The SEC appears to have delayed any ambitions for CXBTF and CETHF becoming a valid option for the growing numbers of US investors seeking to gain exposure to the nascent cryptocurrency markets, with the Commission pointing towards the contradictory descriptions of the products across Broker-Dealer application documents, online resources and the issuers own offering materials as the reason for the temporary suspension in trading. It seems that the specific structuring of the product has caused some confusion for market participants, which has the lead the SEC to issue a notice for suspension, in the interests of “the protection of investors”.
This year has seen incredible interest within the community as to proceedings within the SEC and the possibility the regulatory body may finally approve one of the endless list of proposed Bitcoin ETFs and the necessary rule changes which would enable them to trade. Coinshares appeared to take advantage of this excitement by recently opting to quote a new class of shares in both their Bitcoin Tracker and Ether Tracker products in US Dollars, leading some US Brokers to make the product available (including Fidelity and E-trade). There are very few traditional investment vehicles which allow investors to gain exposure to cryptocurrency markets, with arguably the most well-known being Grayscale’s GBTC which routinely trades at huge premiums to the underlying, perhaps indicating an impressive demand from US investors for such products.
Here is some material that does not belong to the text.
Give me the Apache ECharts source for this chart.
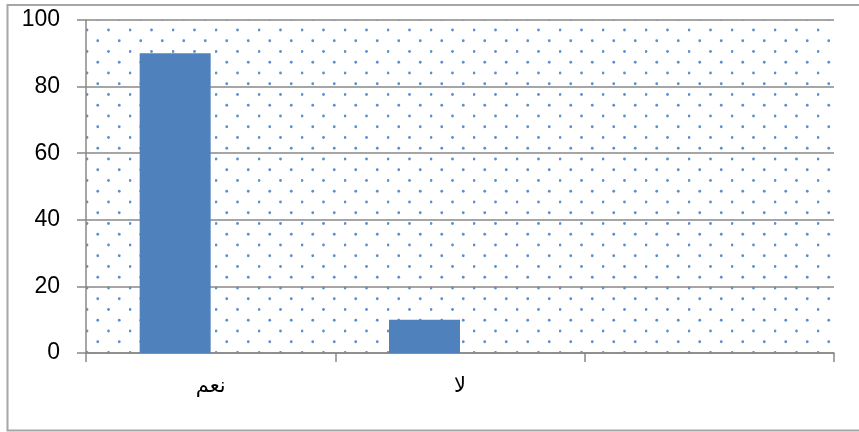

The XBT Provider products take the form of a non-equity backed certificate, a structure which is in some respects similar to both ETNs and ETFs. The Exchange-Traded Certificate structure is somewhat similar to some ETNs, but as the issuer purchases either Bitcoin or Ether for all certificates issued, the instrument is 100% hedged, and able to cover redemptions. This markedly different from debt-based ETNs which ultimately track an asset synthetically and are backed by the standing of large, well-regarded issuers.
The XBT provider certificates are ultimately guaranteed by Coinshares parent company, Global Advisors LTD in Jersey. However, unlike more common ETF structures wherein ownership of funds’ shares gives indirect ownership of the underlying asset(s), the certificates are arguably a slightly more complex product and due to their trading via Nasdaq Stockholm also entail FX risks between the Swedish Krona and US Dollars.
The SEC decision comes after numerous Bitcoin ETF proposals have been rejected due to a lack of surveillance and controls in the spot market, which is ultimately still dominated by offshore exchanges outside of US jurisdiction. The ETF proposals which have been rejected this year have all proposed utilising the regulated Futures’ which are traded via both CME and Cboe to track Bitcoin, whereas the VanEck proposal which is still awaiting a decision proposes holding the underlying asset in a manner similar to the XBT provider ETCs that the SEC has suspended trading of. A decision on the VanEck proposal is expected by the end of September.